Women should be able to receive advance supplies of the "morning-after pill", according to charities and the Royal College of Nursing (RCN).

The Family Planning Association (FPA) is calling for prescribing rules to be changed so that people can stockpile emergency contraception pills in their bathroom cabinet.

Women can now buy the morning-after pill over the counter at pharmacies but strict rules to chemists mean that they must ask customers whether they have had unprotected sex within the past 72 hours before they hand over the drug.

The FPA, the RCN and the British Pregnancy Advisory Service (BPAS) said the strict rules can make it difficult for women to get the morning-after pill on time. It must be taken within 72 hours of having unprotected sex and is much more effective when taken within the shortest possible time after intercourse. If taken within 12 hours, it is about 98 per cent effective, falling to 60 per cent if it is left until 72 hours after sex.

Anne Weyman, the chief executive of the FPA, said "Women may not always be able to get to a GP, clinic or pharmacist quickly, especially at weekends, so having these pills to hand can offer the best way to prevent an unplanned pregnancy.

"This 'access through the bathroom cabinet' is ideal for women whose method of contraception could fail or who cannot get to a health professional easily.

"Emergency contraception is a cost-effective prevention measure, and wider access for women would help prevent the financial and social consequences of unplanned pregnancy."

The FPA wants to see nurses being able to hand out the morning-after pill in advance to women visiting their GP or health clinic.

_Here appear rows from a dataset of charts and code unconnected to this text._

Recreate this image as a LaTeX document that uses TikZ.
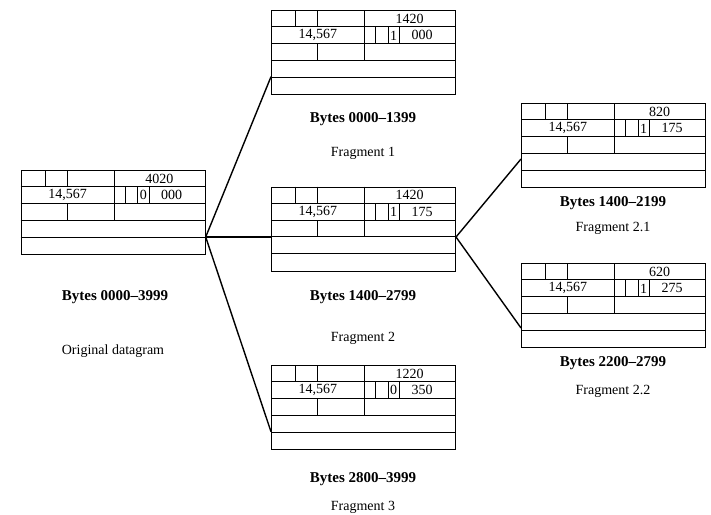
\documentclass[tikz,border=0pt]{standalone}
\usepackage{fontspec}
\setmainfont{Liberation Serif}
\usetikzlibrary{calc}
\tikzset{
  x=1pt, y=-1pt,
  pkt/.style={draw, line width=1pt, minimum width=184pt, minimum height=84pt, inner sep=0pt, anchor=north west},
  cell/.style={line width=0.9pt},
  conn/.style={line width=1.4pt},
  fld/.style={font=\fontsize{14}{15}\selectfont, inner sep=0pt},
  lbl/.style={font=\fontsize{14}{16}\selectfont, anchor=base, inner sep=0pt},
  blbl/.style={font=\bfseries\fontsize{15}{17}\selectfont, anchor=base, inner sep=0pt}
}
% name, x, y, length, flag, offset
\newcommand\packetbox[6]{%
  \node[pkt] (#1) at (#2,#3) {};
  \begin{scope}[shift={(#2,#3)}]
    \draw[cell] (0,16.8) -- (184,16.8) (0,33.6) -- (184,33.6)
                (0,50.4) -- (184,50.4) (0,67.2) -- (184,67.2);
    \draw[cell] (24.3,0) -- (24.3,16.8) (46.3,0) -- (46.3,16.8)
                (46.3,33.6) -- (46.3,50.4) (93.3,0) -- (93.3,50.4)
                (104.3,16.8) -- (104.3,33.6) (117,16.8) -- (117,33.6)
                (128.3,16.8) -- (128.3,33.6);
    \node[fld] (#1-len) at (138.6,8.6) {#4};
    \node[fld] (#1-id) at (46.8,25.4) {14,567};
    \node[fld] (#1-flag) at (122.6,25.4) {#5};
    \node[fld] (#1-off) at (151,25.4) {#6};
  \end{scope}}
\begin{document}
\begin{tikzpicture}
\useasboundingbox (0,0) rectangle (711,514);

\packetbox{O}{20.7}{170}{4020}{0}{000}
\packetbox{Fa}{271}{10}{1420}{1}{000}
\packetbox{Fb}{271}{186.5}{1420}{1}{175}
\packetbox{Fc}{271}{365}{1220}{0}{350}
\packetbox{Fba}{521}{103}{820}{1}{175}
\packetbox{Fbb}{521}{263}{620}{1}{275}

% labels
\node[blbl] (Ob) at (115,300) {Bytes 0000--3999};
\node[lbl]  (Ot) at (113,354) {Original datagram};
\node[blbl] (Fab) at (363,122) {Bytes 0000--1399};
\node[lbl]  (Fat) at (363,156) {Fragment 1};
\node[blbl] (Fbb-l) at (363,300) {Bytes 1400--2799};
\node[lbl]  (Fbt) at (363,341) {Fragment 2};
\node[blbl] (Fcb) at (363,482) {Bytes 2800--3999};
\node[lbl]  (Fct) at (363,510) {Fragment 3};
\node[blbl] (Fbab) at (613,206) {Bytes 1400--2199};
\node[lbl]  (Fbat) at (613,231) {Fragment 2.1};
\node[blbl] (Fbbb) at (613,366) {Bytes 2200--2799};
\node[lbl]  (Fbbt) at (613,394) {Fragment 2.2};

% connectors
\coordinate (hub) at ($(O.north east)+(0,67)$);
\coordinate (hubb) at (Fb.east |- hub);
\draw[conn] (hub) -- ($(Fa.north west)+(0,66.7)$);
\draw[conn] (hub) -- (hub -| Fb.west);
\draw[conn] (hub) -- ($(Fc.north west)+(0,66.7)$);
\draw[conn] (hubb) -- ($(Fba.north west)+(0,56)$);
\draw[conn] (hubb) -- ($(Fbb.north west)+(0,65)$);
\end{tikzpicture}
\end{document}
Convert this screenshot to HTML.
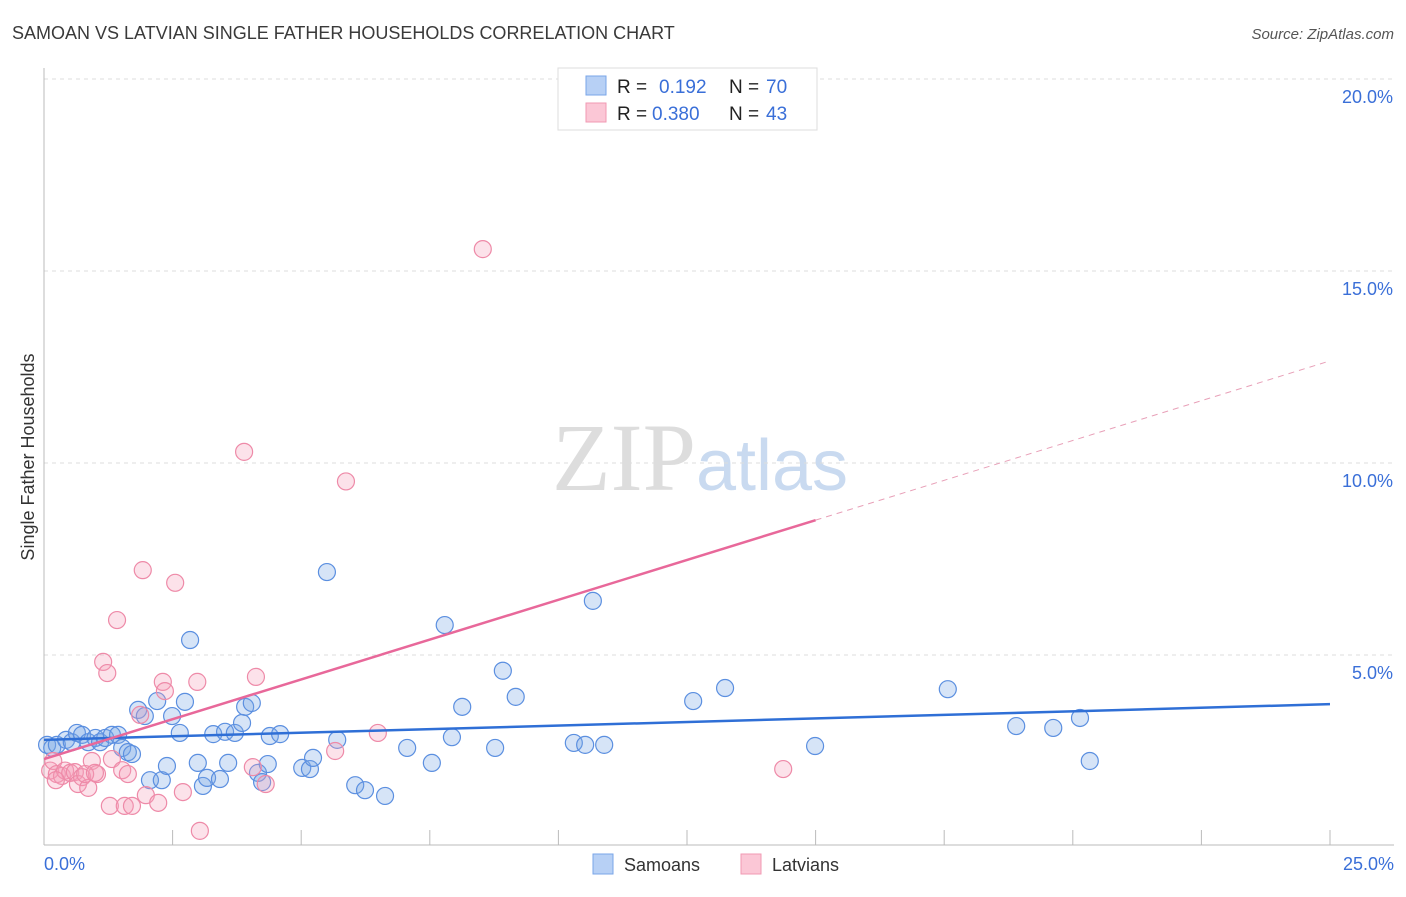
<!DOCTYPE html>
<html><head><meta charset="utf-8"><style>
body{margin:0;background:#fff;font-family:"Liberation Sans",sans-serif}
</style></head><body>
<svg width="1406" height="892" xmlns="http://www.w3.org/2000/svg">
<text x="12" y="39" font-size="18" fill="#3a3a3a">SAMOAN VS LATVIAN SINGLE FATHER HOUSEHOLDS CORRELATION CHART</text>
<text x="1394" y="39" font-size="15" fill="#555" font-style="italic" text-anchor="end">Source: ZipAtlas.com</text>
<text x="700" y="490" font-size="96" fill="#ddd" text-anchor="middle" font-family="Liberation Serif,serif">ZIP<tspan fill="#c9daf0" font-family="Liberation Sans,sans-serif" font-size="72">atlas</tspan></text>
<g id="grid"></g>
<g id="axes"></g>
<g id="pts"></g>
<g id="lines"></g>
<text transform="translate(34,457) rotate(-90)" font-size="18" fill="#333" text-anchor="middle">Single Father Households</text>
<text x="44" y="870" font-size="18" fill="#3a6fd8">0.0%</text>
<text x="1394" y="870" font-size="18" fill="#3a6fd8" text-anchor="end">25.0%</text>
<g>
<rect x="558" y="68" width="259" height="62" fill="#fff" stroke="#ddd"/>
<rect x="586" y="76" width="20" height="19" fill="#b7d0f5" stroke="#7aa6e8"/>
<rect x="586" y="103" width="20" height="19" fill="#fbc7d6" stroke="#f09ab3"/>
<text x="617" y="93" font-size="19" fill="#222">R =</text>
<text x="659" y="93" font-size="19" fill="#3a6fd8">0.192</text>
<text x="729" y="93" font-size="19" fill="#222">N =</text>
<text x="766" y="93" font-size="19" fill="#3a6fd8">70</text>
<text x="617" y="120" font-size="19" fill="#222">R =</text>
<text x="652" y="120" font-size="19" fill="#3a6fd8">0.380</text>
<text x="729" y="120" font-size="19" fill="#222">N =</text>
<text x="766" y="120" font-size="19" fill="#3a6fd8">43</text>
</g>
<g>
<rect x="593" y="854" width="20" height="20" fill="#b7d0f5" stroke="#7aa6e8"/>
<text x="624" y="871" font-size="18" fill="#333">Samoans</text>
<rect x="741" y="854" width="20" height="20" fill="#fbc7d6" stroke="#f09ab3"/>
<text x="772" y="871" font-size="18" fill="#333">Latvians</text>
</g>
</svg>
<script>
const yTicks=[5,10,15,20];
const yTickLabels=["5.0%","10.0%","15.0%","20.0%"];
const xTicks=[2.5,5,7.5,10,12.5,15,17.5,20,22.5,25];
const samoansX=[0.06,0.16,0.25,0.43,0.54,0.64,0.74,0.86,1.0,1.09,1.19,1.32,1.44,1.52,1.63,1.71,1.83,1.96,2.06,2.2,2.29,2.39,2.49,2.64,2.74,2.84,2.99,3.09,3.17,3.29,3.42,3.52,3.58,3.71,3.85,3.91,4.04,4.16,4.24,4.35,4.39,4.59,5.02,5.17,5.23,5.5,5.7,6.05,6.24,6.63,7.06,7.54,7.79,7.93,8.13,8.77,8.92,9.17,10.3,10.52,10.67,10.89,12.62,13.24,14.99,17.57,18.9,19.62,20.14,20.33];
const samoansY=[2.66,2.58,2.66,2.79,2.73,2.97,2.92,2.73,2.84,2.73,2.84,2.92,2.92,2.58,2.47,2.42,3.57,3.41,1.74,3.8,1.74,2.11,3.41,2.97,3.78,5.39,2.19,1.59,1.8,2.94,1.77,3.0,2.19,2.97,3.23,3.65,3.75,1.93,1.69,2.16,2.89,2.94,2.06,2.03,2.32,7.16,2.79,1.61,1.48,1.33,2.58,2.19,5.78,2.86,3.65,2.58,4.59,3.91,2.71,2.66,6.41,2.66,3.8,4.14,2.63,4.11,3.15,3.1,3.36,2.24];
const latviansX=[0.12,0.18,0.25,0.35,0.41,0.51,0.6,0.66,0.74,0.86,0.93,1.03,1.15,1.23,1.28,1.32,1.42,1.52,1.57,1.63,1.71,1.87,1.92,1.98,2.22,2.31,2.35,2.55,2.7,2.98,3.03,3.89,4.06,4.12,4.31,5.66,5.87,6.49,8.53,14.37,0.23,0.8,0.99];
const latviansY=[1.99,2.24,1.9,1.85,1.99,1.93,1.95,1.64,1.82,1.54,2.24,1.9,4.82,4.53,1.07,2.29,5.91,2.0,1.07,1.9,1.07,3.44,7.21,1.35,1.15,4.3,4.06,6.88,1.43,4.3,0.42,10.29,2.08,4.43,1.64,2.5,9.52,2.97,15.57,2.03,1.74,1.9,1.93];
const blueLine=[2.79,3.72];
const pinkLine=[2.29,12.66];
const pinkSolidEnd=15;
const NS="http://www.w3.org/2000/svg";
const X=v=>44+v*51.44, Y=v=>847-v*38.4;
function mk(t,a,p){const e=document.createElementNS(NS,t);for(const k in a)e.setAttribute(k,a[k]);document.getElementById(p).appendChild(e);return e;}
yTicks.forEach((t,i)=>{
 const l=mk('line',{x1:44,x2:1394,y1:Y(t),y2:Y(t),stroke:'#ddd','stroke-dasharray':'4,4'},'grid');
 
 
 const tx=mk('text',{x:1393,y:Y(t)+24,'font-size':18,fill:'#3a6fd8','text-anchor':'end'},'axes');
 tx.textContent=yTickLabels[i];
 
 
});
const ax=mk('line',{x1:44,x2:44,y1:68,y2:845,stroke:'#bbb'},'axes');


const bx=mk('line',{x1:44,x2:1394,y1:845,y2:845,stroke:'#bbb'},'axes');


xTicks.forEach(t=>{
 const l=mk('line',{x1:X(t),x2:X(t),y1:830,y2:845,stroke:'#bbb'},'axes');
 
 
});
samoansX.forEach((x,i)=>{
 const c=mk('circle',{cx:X(x),cy:Y(samoansY[i]),r:8.5,fill:'rgba(120,165,230,0.3)',stroke:'#5b8fe0','stroke-width':1.2},'pts');
 
 
});
latviansX.forEach((x,i)=>{
 const c=mk('circle',{cx:X(x),cy:Y(latviansY[i]),r:8.5,fill:'rgba(245,160,185,0.3)',stroke:'#ee8aa8','stroke-width':1.2},'pts');
 
 
});
const bl=mk('line',{x1:X(0),y1:Y(blueLine[0]),x2:X(25),y2:Y(blueLine[1]),stroke:'#2f6fd6','stroke-width':2.5},'lines');


const pm=pinkLine[0]+(pinkLine[1]-pinkLine[0])*pinkSolidEnd/25;
const pl=mk('line',{x1:X(0),y1:Y(pinkLine[0]),x2:X(pinkSolidEnd),y2:Y(pm),stroke:'#e8689a','stroke-width':2.5},'lines');


const pd=mk('line',{x1:X(pinkSolidEnd),y1:Y(pm),x2:X(25),y2:Y(pinkLine[1]),stroke:'#e8a0b8','stroke-width':1,'stroke-dasharray':'6,5'},'lines');


</script>
</body></html>
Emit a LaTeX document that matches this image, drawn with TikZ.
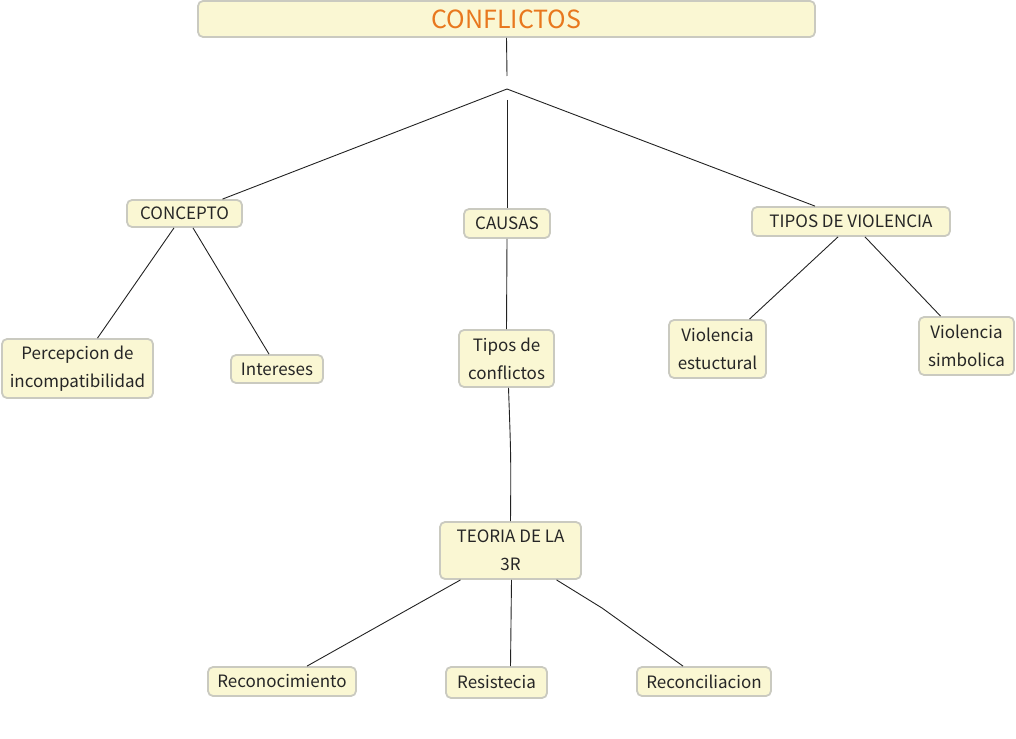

The calls have been welcomed by the RCN. Dr Beverly Malone, its general secretary, said: "We would support the idea of advanced provision. This would allow women the option of early use, especially at weekends or in the event of failed contraception."

Contrary to popular opinion, most women who have to deal with an unwanted pregnancy were using some form of contraception. Nearly half of women who have an unwanted pregnancy say that they were using the contraceptive pill at the time but it either failed or they did not take it properly. A further third of unwanted pregnancies happened even though the couples were using a condom.

The Government changed the prescribing rules for the morning-after pill last year from prescription-only to making it available over the counter, in a bid to cut soaring rates of teenage pregnancies.

It has meant that girls and women can buy the pills at chemist counters but there are still problems. A woman told last month how a pharmacist had refused to sell her the emergency contraception because he had strong religious beliefs.

Ann Furedi, the chief executive of the BPAS charity, said: "Unfortunately, the current system for buying emergency contraception creates a blame culture, interfering with women controlling their own fertility, as they have to, in effect, justify why they want to take the pill."

But the calls for yet more relaxed prescribing of emergency contraception pills will infuriate anti-abortion campaigners, who believe that the move encourages promiscuity and unsafe sex.